The film is indicative of Buñuel’s standing as both a lifelong restless artist and devotee to classic cinema.  The essay by Peter Tonguette in the full-color booklet that comes packaged inside the case of Kino Classics’ fine Blu-ray release prefers to stretch this observation to the point of connecting the two poles in a more defined way.  An interesting observation, to be sure, though not one that occurred to this critic upon initial viewing of Death in the Garden.  It is, as Tonguette aptly points out, first and foremost an adventure film.  

It begins with a governmental seizing of a local diamond mine in a humble Brazilian village.  That quickly gives way to worker unrest and violent uprising.  Tan-uniformed guards aligned in formation fire on the encroaching workers.  The workers retaliate by firing fatal pistol shots into the attackers’ point-blank guts.  It’s a hostile scene realized with the precision of a John Farrow or Raoul Walsh.  (To blatantly lift Tonguette’s astute examples).  

Amid the increasing strife of the village, five separate characters, each more different from the next, ultimately come together to make a break for it.  A blindsided priest (Michel Piccoli), an increasingly deranged older man (Charles Vanel) and his young mute daughter (Michéle Girardon), a headstrong prostitute (Simone Signoret), and an uneasy man of action (Georges Marchal) all wind up thrust together in the dark woods.  Or as the title poetically puts it, “the garden”.  The trouble is, this garden has already yielded far too much in way of growth; none of it asked for or wanted.  Likewise, the struggles for different diamonds that bookend this film are, in and of themselves not particularly useful in their discovery contexts.

In the aforementioned essay, Death in the Garden is referred to as both poetry and prose.  In that sense, Buñuel’s core actors are a compelling blend of those with great presence and those of great performance.  (The former category occupied by Girardon and Piccoli, the latter by Varnel and Signoret).  In the end, it’s a winning enough ensemble, even as one might guess, most of the characters themselves don’t exactly prevail.  Curiously, many would go on or continue the then current paths to a certain vitality in the French cinema.  That goes a long way to affirm this as a French film, which is debatable, considering the linage of its financing and its director.
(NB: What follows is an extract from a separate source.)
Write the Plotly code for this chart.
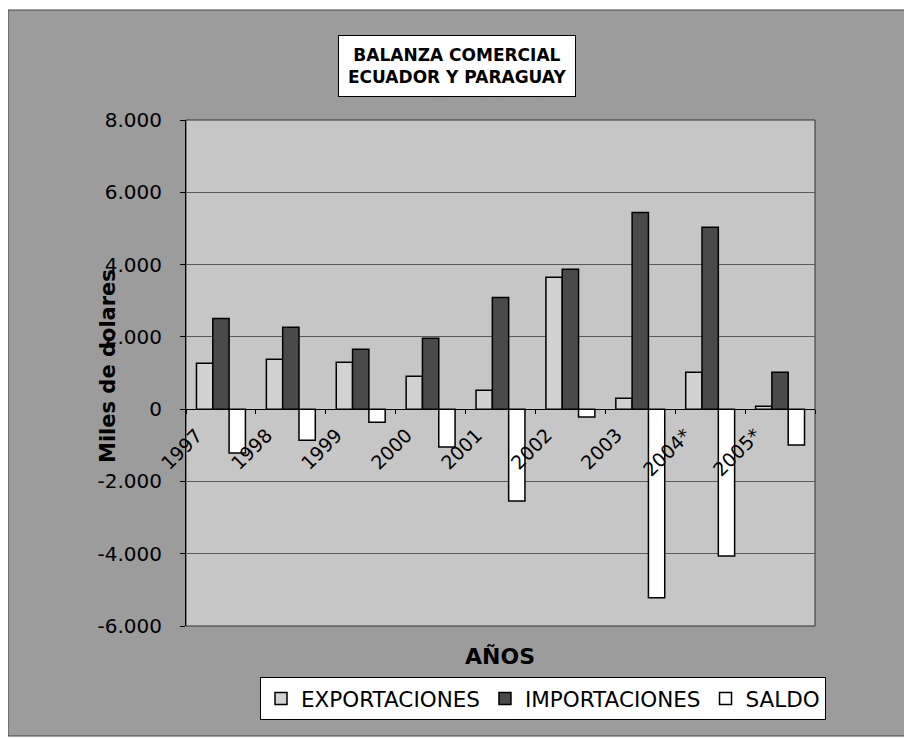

In the Kino Classic’s Blu-ray bonus features, the great film critic Tony Rayns is on hand to discuss Buñuel at length via a single-shot video interview.  While Rayns is a great get, the use of any B-roll at all during his thirty-plus minute talk would help to break up the inevitable monotony.  On the audio side, film critic Samm Deighan gives an impressively in-depth and quite listenable commentary over the film itself.  Being that she also covers Buñuel in detail well beyond this specific film (though she does a great job of always getting back to it), it’s not a stretch to imagine Deighan giving this talk not over Death in the Garden, but in a lecture hall with a good PowerPoint presentation.

Though any and all Buñuel films should be available in high definition, Death in the Garden isn’t an entry that one would label “required viewing”.  That is, unless you’re like me, a still lingering fan of the television series LOST… in that case, this film is elevated to something of a must-see, if only for its obvious similarities.  These characters, like the fated passengers of Oceanic Flight 815, live in a world where righteousness and evil seem very far apart.  But, as Buñuel might agree, that is not the real world.